> [SUPPLIED INFORMATION]
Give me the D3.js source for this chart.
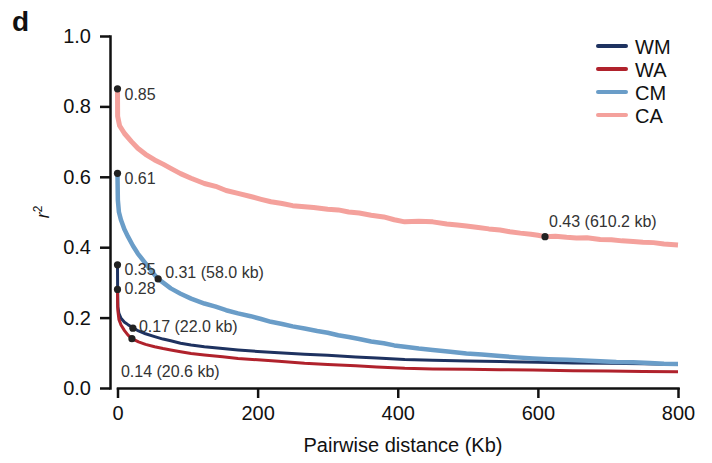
<!DOCTYPE html>
<html>
<head>
<meta charset="utf-8">
<script src="https://cdnjs.cloudflare.com/ajax/libs/d3/7.8.5/d3.min.js"></script>
<style>
	body { margin:0; background:#fff; }
	svg { display:block; font-family:"Liberation Sans", Arial, sans-serif; }
	.axis path, .axis line { stroke:#111; stroke-width:2.5px; }
	.axis text { font-size:20px; fill:#111; }
	.anno-label { font-size:16px; fill:#333; }
</style>
</head>
<body>
<svg id="LD_CHART" width="712" height="463"></svg>
<script>
// 시리즈 이름/색
var seriesNames = ["WM", "WA", "CM", "CA"];
var seriesColors = ["#1e3260", "#b0222c", "#6a9dc8", "#f4a19c"];

// distance (kb)
var kbWM = [0, 0.2, 0.5, 2, 5, 10, 15, 22, 30, 40, 53, 65, 76, 90, 105, 124, 150, 172, 200, 230, 267, 300, 340, 370, 410, 450, 500, 546, 600, 650, 700, 750, 800];
var r2WM = [0.345, 0.278, 0.231, 0.212, 0.198, 0.187, 0.180, 0.171, 0.162, 0.154, 0.146, 0.139, 0.134, 0.127, 0.122, 0.117, 0.112, 0.108, 0.104, 0.100, 0.096, 0.093, 0.088, 0.085, 0.081, 0.079, 0.077, 0.075, 0.073, 0.071, 0.070, 0.069, 0.067];

var kbWA = [0, 0.2, 0.5, 2, 5, 10, 15, 20.6, 30, 40, 53, 65, 76, 90, 105, 124, 150, 172, 200, 230, 267, 300, 340, 370, 410, 450, 500, 546, 593, 650, 700, 750, 800];
var r2WA = [0.28, 0.245, 0.22, 0.195, 0.179, 0.163, 0.150, 0.140, 0.131, 0.124, 0.117, 0.112, 0.108, 0.103, 0.098, 0.094, 0.089, 0.084, 0.080, 0.076, 0.070, 0.067, 0.063, 0.060, 0.056, 0.054, 0.053, 0.052, 0.051, 0.049, 0.048, 0.047, 0.046];

var kbCM = [0, 0.1, 0.5, 2, 5, 10, 15, 22, 29, 40, 50, 58, 68, 76, 90, 105, 124, 140, 155, 172, 190, 205, 219, 235, 250, 267, 285, 300, 315, 330, 345, 362, 380, 395, 410, 430, 450, 475, 498, 520, 546, 570, 593, 615, 641, 665, 689, 712, 736, 760, 780, 800];
var r2CM = [0.61, 0.59, 0.534, 0.50, 0.477, 0.45, 0.43, 0.404, 0.382, 0.354, 0.328, 0.31, 0.295, 0.283, 0.268, 0.254, 0.240, 0.231, 0.221, 0.212, 0.204, 0.196, 0.188, 0.182, 0.175, 0.169, 0.162, 0.157, 0.150, 0.145, 0.139, 0.132, 0.127, 0.121, 0.117, 0.112, 0.108, 0.103, 0.098, 0.095, 0.091, 0.087, 0.084, 0.082, 0.080, 0.078, 0.076, 0.074, 0.073, 0.071, 0.069, 0.068];

var kbCA = [0, 0.2, 3, 10, 20, 29, 40, 53, 65, 76, 90, 105, 124, 140, 155, 172, 190, 205, 219, 235, 250, 267, 280, 300, 315, 330, 345, 362, 380, 395, 410, 430, 450, 470, 485, 498, 515, 530, 546, 560, 575, 590, 600, 610.2, 625, 641, 655, 670, 689, 705, 720, 736, 750, 765, 780, 800];
var r2CA = [0.85, 0.772, 0.745, 0.723, 0.700, 0.681, 0.664, 0.648, 0.636, 0.624, 0.609, 0.596, 0.581, 0.573, 0.561, 0.553, 0.544, 0.536, 0.529, 0.524, 0.518, 0.515, 0.513, 0.508, 0.506, 0.500, 0.497, 0.491, 0.486, 0.478, 0.472, 0.474, 0.472, 0.466, 0.463, 0.460, 0.456, 0.452, 0.449, 0.444, 0.440, 0.437, 0.434, 0.430, 0.431, 0.428, 0.426, 0.427, 0.422, 0.421, 0.418, 0.416, 0.414, 0.413, 0.409, 0.406];

// 표시된 점들
var annoKb = [0, 0, 0, 0, 58.0, 22.0, 20.6, 610.2];
var annoR2 = [0.85, 0.61, 0.35, 0.28, 0.31, 0.17, 0.14, 0.43];
var annoText = ["0.85", "0.61", "0.35", "0.28", "0.31 (58.0 kb)", "0.17 (22.0 kb)", "0.14 (20.6 kb)", "0.43 (610.2 kb)"];

var xTicks = [0, 200, 400, 600, 800];
var yTicks = [0, 0.2, 0.4, 0.6, 0.8, 1.0];

function drawChart(){
	var svg = d3.select("#LD_CHART");

	var x = d3.scaleLinear().domain([0, 800]).range([117.5, 678]);
	var y = d3.scaleLinear().domain([0, 1]).range([388, 36]);

	svg.append("rect").attr("width", 712).attr("height", 463).attr("fill", "#fff");

	// y axis
	svg.append("g")
		.attr("class", "axis")
		.attr("transform", "translate(110,0)")
		.call(d3.axisLeft(y).tickValues(yTicks).tickFormat(d3.format(".1f")).tickSize(10).tickPadding(9).tickSizeOuter(0));

	// x axis
	svg.append("g")
		.attr("class", "axis")
		.attr("transform", "translate(0,388)")
		.call(d3.axisBottom(x).tickValues(xTicks).tickSize(10).tickPadding(8).tickSizeOuter(0));

	svg.selectAll(".axis .domain").attr("stroke-linecap", "square");

	// lines
	var series = [
		{ kb: kbWM, r2: r2WM, w: 3 },
		{ kb: kbWA, r2: r2WA, w: 3 },
		{ kb: kbCM, r2: r2CM, w: 4.5 },
		{ kb: kbCA, r2: r2CA, w: 5 }
	];
	var line = d3.line()
		.x(function(d){ return x(d[0]); })
		.y(function(d){ return y(d[1]); });

	series.forEach(function(s, i){
		var pts = s.kb.map(function(k, j){ return [k, s.r2[j]]; });
		svg.append("path")
			.attr("d", line(pts))
			.attr("fill", "none")
			.attr("stroke", seriesColors[i])
			.attr("stroke-width", s.w)
			.attr("stroke-linejoin", "round");
	});

	// annotation dots + labels
	var labelOffsets = [[7, 11], [7, 11], [7, 10.5], [7, 5], [7, -1], [6, 4], [-11, 38], [4, -10]];
	annoKb.forEach(function(k, i){
		svg.append("circle")
			.attr("cx", x(k)).attr("cy", y(annoR2[i]))
			.attr("r", 3.6)
			.attr("fill", "#222");
		svg.append("text")
			.attr("class", "anno-label")
			.attr("x", x(k) + labelOffsets[i][0])
			.attr("y", y(annoR2[i]) + labelOffsets[i][1])
			.text(annoText[i]);
	});

	// legend
	var legend = svg.append("g").attr("transform", "translate(598,46)");
	seriesNames.forEach(function(name, i){
		var g = legend.append("g").attr("transform", "translate(0," + (i * 23) + ")");
		g.append("line")
			.attr("x1", 0).attr("x2", 28)
			.attr("stroke", seriesColors[i])
			.attr("stroke-width", 4)
			.attr("stroke-linecap", "round");
		g.append("text")
			.attr("x", 37).attr("y", 7.5)
			.style("font-size", "20px")
			.attr("fill", "#111")
			.text(name);
	});

	// axis titles
	svg.append("text")
		.attr("x", 403).attr("y", 452)
		.attr("text-anchor", "middle")
		.style("font-size", "20px")
		.attr("fill", "#111")
		.text("Pairwise distance (Kb)");

	var yt = svg.append("text")
		.attr("transform", "translate(49,212) rotate(-90)")
		.attr("text-anchor", "middle")
		.style("font-size", "18px")
		.attr("fill", "#111");
	yt.append("tspan").style("font-style", "italic").text("r");
	yt.append("tspan").attr("dy", -7).style("font-size", "12px").text("2");

	// panel letter
	svg.append("text")
		.attr("x", 12).attr("y", 31)
		.style("font-size", "28px")
		.style("font-weight", "bold")
		.attr("fill", "#111")
		.text("d");
}
drawChart();
</script>
</body>
</html>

> [TO DO]
Write out again, exactly, the lines from the start of the listing up to the line containing "0.070, 0.069, 0.067];", with both ends and without pictures.

> [THE OUTPUT]
Give me the D3.js source for this chart.
<!DOCTYPE html>
<html>
<head>
<meta charset="utf-8">
<script src="https://cdnjs.cloudflare.com/ajax/libs/d3/7.8.5/d3.min.js"></script>
<style>
	body { margin:0; background:#fff; }
	svg { display:block; font-family:"Liberation Sans", Arial, sans-serif; }
	.axis path, .axis line { stroke:#111; stroke-width:2.5px; }
	.axis text { font-size:20px; fill:#111; }
	.anno-label { font-size:16px; fill:#333; }
</style>
</head>
<body>
<svg id="LD_CHART" width="712" height="463"></svg>
<script>
// 시리즈 이름/색
var seriesNames = ["WM", "WA", "CM", "CA"];
var seriesColors = ["#1e3260", "#b0222c", "#6a9dc8", "#f4a19c"];

// distance (kb)
var kbWM = [0, 0.2, 0.5, 2, 5, 10, 15, 22, 30, 40, 53, 65, 76, 90, 105, 124, 150, 172, 200, 230, 267, 300, 340, 370, 410, 450, 500, 546, 600, 650, 700, 750, 800];
var r2WM = [0.345, 0.278, 0.231, 0.212, 0.198, 0.187, 0.180, 0.171, 0.162, 0.154, 0.146, 0.139, 0.134, 0.127, 0.122, 0.117, 0.112, 0.108, 0.104, 0.100, 0.096, 0.093, 0.088, 0.085, 0.081, 0.079, 0.077, 0.075, 0.073, 0.071, 0.070, 0.069, 0.067];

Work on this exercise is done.